Monday, December 20, 2010

Joanne's Eulogy

As I refolded my notes and placed them back in my jacket pocket and started to head back toward my seat I could feel my legs shaking for the first time; they had probably been quaking all along, I just hadn't noticed.  As I scanned the faces in the church I saw the collective look of sadness that was the common thread among all those in attendance.  How awful, I was thinking that this was probably the first and last time I would see many of those in the church.  How much I would love to have spoken to each and every one of them to try to see what special memory they may have of our son.  I knew I would have an opportunity at the reception after the service to engage a few but not nearly the entire group.  As I passed Joanne on her way up to the lectern to continue the service as it was now her time, I think I grabbed her hand or squeezed her shoulder but I don't have a clear recollection.  In any event I was attempting to channel my most positive and supportive self, knowing how difficult this would be for her.

Joanne bravely looked out over the assembly and began her presentation, speaking softly but clearly, her love for our son bounded from every word:

"Today I wanted to share some memories and express some feelings that I feel I owe to my lover, my partner, my best of all friends, my shoulder, my inspiration, my Geoff.

We started as good friends working at Virgin Records in the city. After a year or two as friends and after quite some time teaching me about quality music and how to arrange his house music section, this friendship developed and so our love blossomed into a beautiful relationship.

Our 3 year and 8 month relationship changed my life and will change my life forever. We developed and grew, not only as a couple, but as individuals exploring in this complex, yet simple life. I believe and I am certain that Geoff was brought to this world by his dear mother and father, Robin and Craig, to show us all something beautiful. I’m sure that those of you fortunate enough to have known him are thinking of the way he touched your hearts. I, on the other hand was blessed with many. His positivity and outlook on life was his most admirable quality. With that, he showed me love and how to love.
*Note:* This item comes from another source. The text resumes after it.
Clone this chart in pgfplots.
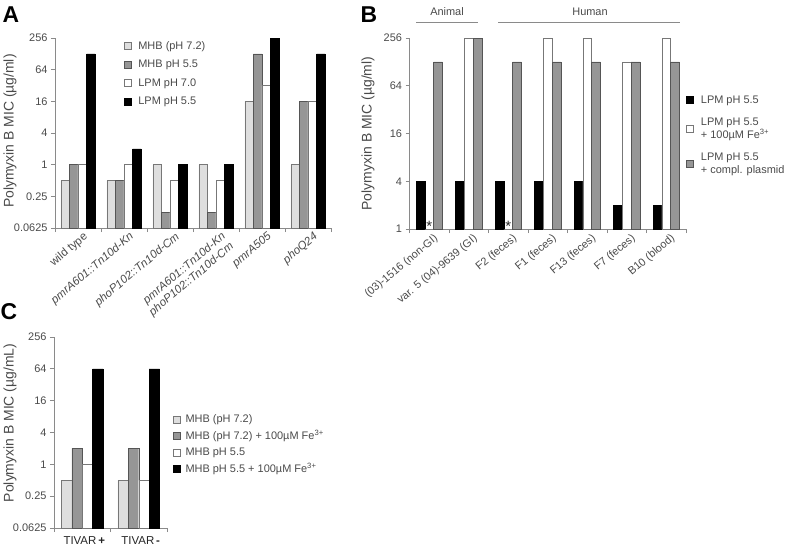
\documentclass[border=0pt]{standalone}
\usepackage{fontspec}
\setmainfont{Liberation Sans}
\usepackage{pgfplots}
\pgfplotsset{compat=1.18}

\definecolor{lgray}{HTML}{DEDEDE}
\definecolor{dgray}{HTML}{969696}
\definecolor{axcol}{HTML}{8A8A8A}
\definecolor{txt}{HTML}{4A4A4A}
\definecolor{edge}{HTML}{555555}

\pgfplotsset{
  s1/.style={fill=lgray, draw=edge!80, line width=0.5pt},
  s2/.style={fill=dgray, draw=edge, line width=0.5pt},
  s3/.style={fill=white, draw=edge!80, line width=0.5pt},
  s4/.style={fill=black, draw=black, line width=0.5pt},
}
\newcommand{\feup}[1]{\textsuperscript{\smash{#1}}}

\begin{document}
\begin{tikzpicture}
\path[use as bounding box] (0bp,0bp) rectangle (789bp,-546bp);

% ---------------- Panel A ----------------
\begin{axis}[
  scale only axis,
  ymode=log, log basis y=2, log origin y=infty,
  axis x line=bottom, axis y line=left,
  axis line style={draw=axcol, line width=0.8pt, -},
  tick style={draw=axcol, line width=0.8pt},
  tick align=outside,
  major tick length=4bp,
  ybar=0pt,
  enlarge x limits=false,
  tick label style={font=\fontsize{11}{13}\selectfont, text=txt},
  ylabel style={font=\fontsize{14}{16}\selectfont, text=txt, anchor=center},
  legend style={draw=none, fill=none, font=\fontsize{11}{13}\selectfont, text=txt, anchor=north west,
    cells={anchor=west, align=left, text height=8bp, text depth=2.5bp},
    /tikz/every odd column/.style={column sep=5bp}},
  legend cell align=left,
  legend image code/.code={\draw[#1, line width=0.5pt] (0bp,-3.5bp) rectangle (7bp,3.5bp);},
  extra x tick style={major tick length=0pt},
  clip=false,
  at={(55bp,-228bp)}, anchor=south west,
  width=276bp, height=190bp,
  xmin=-0.5, xmax=5.5, ymin=0.0625, ymax=256,
  ytick={0.0625,0.25,1,4,16,64,256},
  yticklabels={0.0625,0.25,1,4,16,64,256},
  bar width=0.185,
  xtick={-0.5,0.5,1.5,2.5,3.5,4.5,5.5},
  xticklabels={,,,,,,},
  extra x ticks={0,1,2,3,4,5},
  extra x tick labels={wild type,\textit{pmrA601::Tn10d-Kn},\textit{phoP102::Tn10d-Cm},{\textit{pmrA601::Tn10d-Kn}\\\textit{phoP102::Tn10d-Cm}},\textit{pmrA505},\textit{phoQ24}},
  xticklabel style={rotate=40, anchor=north east, align=right, inner sep=1.5pt, xshift=3bp, yshift=-4bp, font=\fontsize{11.5}{13}\selectfont},
  ylabel={Polymyxin B MIC (µg/ml)},
  ylabel style={at={(axis description cs:-0.163,0.51)}},
  legend style={at={(axis description cs:0.238,1.005)}, row sep=5bp},
]
\addplot[s1] coordinates {(0,0.5)(1,0.5)(2,1)(3,1)(4,16)(5,1)};
\addplot[s2] coordinates {(0,1)(1,0.5)(2,0.125)(3,0.125)(4,128)(5,16)};
\addplot[s3] coordinates {(0,1)(1,1)(2,0.5)(3,0.5)(4,32)(5,16)};
\addplot[s4] coordinates {(0,128)(1,2)(2,1)(3,1)(4,256)(5,128)};
\legend{MHB (pH 7.2),MHB pH 5.5,LPM pH 7.0,LPM pH 5.5}
\end{axis}

% ---------------- Panel B ----------------
\begin{axis}[
  scale only axis,
  ymode=log, log basis y=2, log origin y=infty,
  axis x line=bottom, axis y line=left,
  axis line style={draw=axcol, line width=0.8pt, -},
  tick style={draw=axcol, line width=0.8pt},
  tick align=outside,
  major tick length=4bp,
  ybar=0pt,
  enlarge x limits=false,
  tick label style={font=\fontsize{11}{13}\selectfont, text=txt},
  ylabel style={font=\fontsize{14}{16}\selectfont, text=txt, anchor=center},
  legend style={draw=none, fill=none, font=\fontsize{11}{13}\selectfont, text=txt, anchor=north west,
    cells={anchor=west, align=left},
    /tikz/every odd column/.style={column sep=5bp}},
  legend cell align=left,
  legend image code/.code={\draw[#1, line width=0.5pt] (0bp,-3.5bp) rectangle (7bp,3.5bp);},
  extra x tick style={major tick length=0pt},
  clip=false,
  at={(409.5bp,-229bp)}, anchor=south west,
  width=276.5bp, height=191bp,
  xmin=-0.5, xmax=6.5, ymin=1, ymax=256,
  ytick={1,4,16,64,256},
  yticklabels={1,4,16,64,256},
  bar width=0.22,
  xtick={-0.5,0.5,1.5,2.5,3.5,4.5,5.5,6.5},
  xticklabels={,,,,,,,},
  extra x ticks={0,1,2,3,4,5,6},
  extra x tick labels={(03)-1516 (non-GI),var. 5 (04)-9639 (GI),F2 (feces),F1 (feces),F13 (feces),F7 (feces),B10 (blood)},
  xticklabel style={rotate=40, anchor=north east, inner sep=1.5pt, xshift=2bp, yshift=-4bp},
  ylabel={Polymyxin B MIC (µg/ml)},
  ylabel style={at={(axis description cs:-0.150,0.5)}},
  legend style={at={(axis description cs:0.99,0.72)}, row sep=9bp},
]
\addplot[s4] coordinates {(0,4)(1,4)(2,4)(3,4)(4,4)(5,2)(6,2)};
\addplot[s3, point meta=explicit symbolic, nodes near coords=\pgfplotspointmeta,
  every node near coord/.append style={anchor=south, inner sep=0pt, yshift=-3bp, font=\fontsize{15}{15}\selectfont, text=black!85}]
  coordinates {(0,1) [*] (1,256) [{}] (2,1) [*] (3,256) [{}] (4,256) [{}] (5,128) [{}] (6,256) [{}]};
\addplot[s2] coordinates {(0,128)(1,256)(2,128)(3,128)(4,128)(5,128)(6,128)};
\legend{LPM pH 5.5,{LPM pH 5.5\\+ 100µM Fe\feup{3+}},{LPM pH 5.5\\+ compl. plasmid}}
\end{axis}

% ---------------- Panel C ----------------
\begin{axis}[
  scale only axis,
  ymode=log, log basis y=2, log origin y=infty,
  axis x line=bottom, axis y line=left,
  axis line style={draw=axcol, line width=0.8pt, -},
  tick style={draw=axcol, line width=0.8pt},
  tick align=outside,
  major tick length=4bp,
  ybar=0pt,
  enlarge x limits=false,
  tick label style={font=\fontsize{11}{13}\selectfont, text=txt},
  ylabel style={font=\fontsize{14}{16}\selectfont, text=txt, anchor=center},
  legend style={draw=none, fill=none, font=\fontsize{11}{13}\selectfont, text=txt, anchor=north west,
    cells={anchor=west, align=left, text height=8bp, text depth=2.5bp},
    /tikz/every odd column/.style={column sep=3bp}},
  legend cell align=left,
  legend image code/.code={\draw[#1, line width=0.5pt] (0bp,-3.5bp) rectangle (7bp,3.5bp);},
  extra x tick style={major tick length=0pt},
  clip=false,
  at={(54bp,-528bp)}, anchor=south west,
  width=113bp, height=191bp,
  xmin=-0.5, xmax=1.5, ymin=0.0625, ymax=256,
  ytick={0.0625,0.25,1,4,16,64,256},
  yticklabels={0.0625,0.25,1,4,16,64,256},
  bar width=0.184,
  xtick={-0.5,0.5,1.5},
  xticklabels={,,},
  extra x ticks={0,1},
  extra x tick labels={TIVAR\,\textbf{+},TIVAR\,\textbf{-}},
  xticklabel style={anchor=north, font=\fontsize{11.5}{13}\selectfont, text=black!85, yshift=-5bp, xshift=2bp},
  ylabel={Polymyxin B MIC (µg/mL)},
  ylabel style={at={(axis description cs:-0.389,0.55)}},
  legend style={at={(axis description cs:1.025,0.615)}, row sep=3bp},
]
\addplot[s1] coordinates {(0,0.5)(1,0.5)};
\addplot[s2] coordinates {(0,2)(1,2)};
\addplot[s3] coordinates {(0,1)(1,0.5)};
\addplot[s4] coordinates {(0,64)(1,64)};
\legend{MHB (pH 7.2),MHB (pH 7.2) + 100µM Fe\feup{3+},MHB pH 5.5,MHB pH 5.5 + 100µM Fe\feup{3+}}
\end{axis}

% ---------------- Annotations ----------------
\node[font=\bfseries\fontsize{23}{23}\selectfont] at (11bp,-15bp) {A};
\node[font=\bfseries\fontsize{23}{23}\selectfont] at (369bp,-15bp) {B};
\node[font=\bfseries\fontsize{23}{23}\selectfont] at (9bp,-312bp) {C};
\node[font=\fontsize{11}{13}\selectfont, text=txt] at (447bp,-12bp) {Animal};
\node[font=\fontsize{11}{13}\selectfont, text=txt] at (590bp,-12bp) {Human};
\draw[axcol, line width=0.8pt] (416bp,-22bp) -- (478bp,-22bp);
\draw[axcol, line width=0.8pt] (498bp,-22bp) -- (680bp,-22bp);
\end{tikzpicture}
\end{document}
He taught me patience and to wipe out negativity.

When he was diagnosed with Hodgkin’s Lymphoma in November of 2007, I felt our world crumble, but Geoff was tenacious and displayed nothing but perseverance and in turn, changed me as a person. With the undying support of his family, he fought the cancer and we were stronger than ever.

During our time together, I had the opportunity to learn what a beautiful, loving and caring family Geoff came from. Each and every one of you contributed something special in his life, whether that was teaching him something, making him laugh or simply being there for him. Geoff as a son, brother, grandson, nephew, cousin, partner, colleague and friend, will be so dearly missed by all.
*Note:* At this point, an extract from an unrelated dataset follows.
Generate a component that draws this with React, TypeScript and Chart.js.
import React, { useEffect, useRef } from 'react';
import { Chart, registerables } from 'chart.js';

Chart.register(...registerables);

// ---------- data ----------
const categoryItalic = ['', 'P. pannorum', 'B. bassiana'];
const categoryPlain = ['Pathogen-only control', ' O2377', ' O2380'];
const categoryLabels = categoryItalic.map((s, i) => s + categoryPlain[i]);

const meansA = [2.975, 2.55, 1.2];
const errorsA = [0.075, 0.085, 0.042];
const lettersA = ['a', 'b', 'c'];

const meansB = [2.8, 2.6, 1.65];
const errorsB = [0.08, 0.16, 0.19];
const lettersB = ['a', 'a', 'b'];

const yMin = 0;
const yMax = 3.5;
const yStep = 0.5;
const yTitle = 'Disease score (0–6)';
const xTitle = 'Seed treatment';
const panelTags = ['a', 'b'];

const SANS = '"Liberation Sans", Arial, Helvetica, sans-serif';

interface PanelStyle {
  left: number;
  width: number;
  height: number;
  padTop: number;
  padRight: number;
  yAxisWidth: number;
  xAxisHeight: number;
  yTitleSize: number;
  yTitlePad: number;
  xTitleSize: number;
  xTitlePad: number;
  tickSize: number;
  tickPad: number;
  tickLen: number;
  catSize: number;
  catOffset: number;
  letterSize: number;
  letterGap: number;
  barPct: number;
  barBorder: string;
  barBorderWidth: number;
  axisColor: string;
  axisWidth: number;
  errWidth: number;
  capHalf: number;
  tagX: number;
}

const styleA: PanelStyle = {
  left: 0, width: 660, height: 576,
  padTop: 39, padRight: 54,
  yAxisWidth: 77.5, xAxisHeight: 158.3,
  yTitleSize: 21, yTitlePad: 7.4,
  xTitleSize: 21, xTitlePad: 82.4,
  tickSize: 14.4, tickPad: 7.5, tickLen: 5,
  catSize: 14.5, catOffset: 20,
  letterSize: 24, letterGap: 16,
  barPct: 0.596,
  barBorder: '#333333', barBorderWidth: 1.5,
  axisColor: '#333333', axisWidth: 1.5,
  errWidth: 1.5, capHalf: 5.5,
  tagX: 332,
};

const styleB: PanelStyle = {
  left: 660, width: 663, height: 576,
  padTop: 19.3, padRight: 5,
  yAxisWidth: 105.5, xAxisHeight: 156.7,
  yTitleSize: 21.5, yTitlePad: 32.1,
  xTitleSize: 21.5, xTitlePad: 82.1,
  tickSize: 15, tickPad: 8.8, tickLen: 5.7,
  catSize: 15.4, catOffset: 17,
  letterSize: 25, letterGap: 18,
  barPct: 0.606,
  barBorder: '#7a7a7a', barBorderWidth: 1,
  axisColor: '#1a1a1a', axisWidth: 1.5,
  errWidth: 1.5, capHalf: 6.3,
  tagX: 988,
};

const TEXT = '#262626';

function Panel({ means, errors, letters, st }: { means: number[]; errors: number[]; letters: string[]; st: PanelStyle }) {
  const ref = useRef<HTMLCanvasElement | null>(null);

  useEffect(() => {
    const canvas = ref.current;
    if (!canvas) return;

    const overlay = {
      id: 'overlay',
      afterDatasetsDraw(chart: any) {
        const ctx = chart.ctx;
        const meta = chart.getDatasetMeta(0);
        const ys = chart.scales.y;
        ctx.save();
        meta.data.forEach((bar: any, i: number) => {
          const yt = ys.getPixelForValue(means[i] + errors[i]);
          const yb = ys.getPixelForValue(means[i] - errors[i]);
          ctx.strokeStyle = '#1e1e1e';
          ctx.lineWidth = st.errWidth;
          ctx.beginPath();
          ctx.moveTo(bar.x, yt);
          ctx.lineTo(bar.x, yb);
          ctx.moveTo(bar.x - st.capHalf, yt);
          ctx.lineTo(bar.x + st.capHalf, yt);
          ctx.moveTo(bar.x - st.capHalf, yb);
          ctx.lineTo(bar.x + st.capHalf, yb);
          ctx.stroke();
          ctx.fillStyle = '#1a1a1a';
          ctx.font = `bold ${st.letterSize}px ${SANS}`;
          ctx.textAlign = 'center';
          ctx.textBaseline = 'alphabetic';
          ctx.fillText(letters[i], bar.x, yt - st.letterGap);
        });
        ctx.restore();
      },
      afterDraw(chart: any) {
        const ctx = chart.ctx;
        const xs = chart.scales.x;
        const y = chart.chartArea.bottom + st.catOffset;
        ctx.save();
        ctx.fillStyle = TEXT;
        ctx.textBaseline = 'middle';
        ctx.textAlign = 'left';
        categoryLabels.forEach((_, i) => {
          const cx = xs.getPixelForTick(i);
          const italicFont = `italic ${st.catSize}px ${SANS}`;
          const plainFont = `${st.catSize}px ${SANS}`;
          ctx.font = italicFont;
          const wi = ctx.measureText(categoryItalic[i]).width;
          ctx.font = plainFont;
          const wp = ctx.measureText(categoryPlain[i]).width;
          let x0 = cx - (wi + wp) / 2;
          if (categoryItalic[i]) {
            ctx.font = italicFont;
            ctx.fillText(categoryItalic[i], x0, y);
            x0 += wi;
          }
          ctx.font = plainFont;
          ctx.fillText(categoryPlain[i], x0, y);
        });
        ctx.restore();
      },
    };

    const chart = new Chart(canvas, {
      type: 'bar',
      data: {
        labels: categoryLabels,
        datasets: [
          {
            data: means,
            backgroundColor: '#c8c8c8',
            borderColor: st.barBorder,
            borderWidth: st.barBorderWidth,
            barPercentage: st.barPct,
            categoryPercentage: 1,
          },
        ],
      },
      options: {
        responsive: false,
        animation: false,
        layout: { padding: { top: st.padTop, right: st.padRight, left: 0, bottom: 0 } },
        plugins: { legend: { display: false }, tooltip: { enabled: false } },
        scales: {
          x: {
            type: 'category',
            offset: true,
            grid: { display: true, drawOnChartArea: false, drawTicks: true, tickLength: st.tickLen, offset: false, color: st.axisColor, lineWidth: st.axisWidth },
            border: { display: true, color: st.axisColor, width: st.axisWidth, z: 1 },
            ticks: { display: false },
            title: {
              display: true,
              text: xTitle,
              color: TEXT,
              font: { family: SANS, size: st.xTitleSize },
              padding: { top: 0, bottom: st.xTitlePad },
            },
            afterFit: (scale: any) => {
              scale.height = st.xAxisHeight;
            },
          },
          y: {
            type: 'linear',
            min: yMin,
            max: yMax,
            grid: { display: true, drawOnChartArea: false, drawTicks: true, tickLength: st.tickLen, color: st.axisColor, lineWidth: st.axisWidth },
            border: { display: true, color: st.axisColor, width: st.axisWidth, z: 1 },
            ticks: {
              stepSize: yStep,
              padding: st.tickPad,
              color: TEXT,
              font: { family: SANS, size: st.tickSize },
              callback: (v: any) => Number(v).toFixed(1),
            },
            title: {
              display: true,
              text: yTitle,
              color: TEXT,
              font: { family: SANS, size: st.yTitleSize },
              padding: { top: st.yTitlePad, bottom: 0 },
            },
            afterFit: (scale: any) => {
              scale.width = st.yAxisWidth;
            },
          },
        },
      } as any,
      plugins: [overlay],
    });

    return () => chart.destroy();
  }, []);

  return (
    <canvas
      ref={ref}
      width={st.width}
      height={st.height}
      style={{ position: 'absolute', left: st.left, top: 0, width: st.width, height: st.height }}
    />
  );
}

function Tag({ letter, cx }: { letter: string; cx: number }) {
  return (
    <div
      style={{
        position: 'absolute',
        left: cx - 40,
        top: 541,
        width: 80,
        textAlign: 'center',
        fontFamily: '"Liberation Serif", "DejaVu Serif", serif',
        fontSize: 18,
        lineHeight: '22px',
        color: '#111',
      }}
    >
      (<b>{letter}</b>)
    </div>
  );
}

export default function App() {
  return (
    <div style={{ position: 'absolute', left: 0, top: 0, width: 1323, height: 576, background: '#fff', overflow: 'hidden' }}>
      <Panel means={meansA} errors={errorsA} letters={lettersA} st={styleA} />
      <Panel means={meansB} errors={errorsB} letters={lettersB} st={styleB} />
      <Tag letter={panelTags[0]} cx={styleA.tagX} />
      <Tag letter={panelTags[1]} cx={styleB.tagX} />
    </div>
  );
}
In the last 3 weeks of Geoff’s life, he would express to me “I want nothing more than to feel better, to be able to go back to work as normal and to enjoy being outside.” To these requests, I remained positive, just as he would have appreciated. I would often talk to Geoff about dreams I’ve had and he would tell me that he hardly dreamt and if he did, he would rarely recall them. One week before he passed he asked me to have a dream of us at the beach together… I am yet to do that for you Geoff.

Dear Geoff, the person who enjoyed the simplest things in life,

I’m not sure if we got to say goodbye properly, maybe that’s because you knew I hated that word. When I saw you on Saturday 2nd Oct, I felt you say bye in the way you told me you loved me and missed us and mostly in the way you held my hand and wouldn’t let go. I just wanted to let you know that I know. In my last messages that you didn’t get to read, I wanted you to know that I missed you with every fibre of my being. You brought out the best in me and showed me how to overcome the worst. I will miss you everyday. I will miss the way you used to talk about things you learnt from Jiu Jitsu class and the way I pretended to be so interested, I will miss you reminding me to clean my fish tank. I will miss your face, your beautiful green eyes and the way you looked at me. I will miss your presence, your amazing and creative talent, your voice, your passion, your music, your positivity, your laugh, your humour, our passion for food, your love, your scent, your everything.

We had so much planned that we didn’t get to finish – but I wont dwell upon what we missed. I can not even begin to fathom what my life would be like without you, but I will forever remember, appreciate and admire all that we did achieve together. I’m keeping your fish tank clean and your Angel fish is safe in my hands. I hope I didn’t miss anything. I love you and you will forever remain in my heart."

Joanne looked up at the sympathetic audience through tear drops and returned to her seat.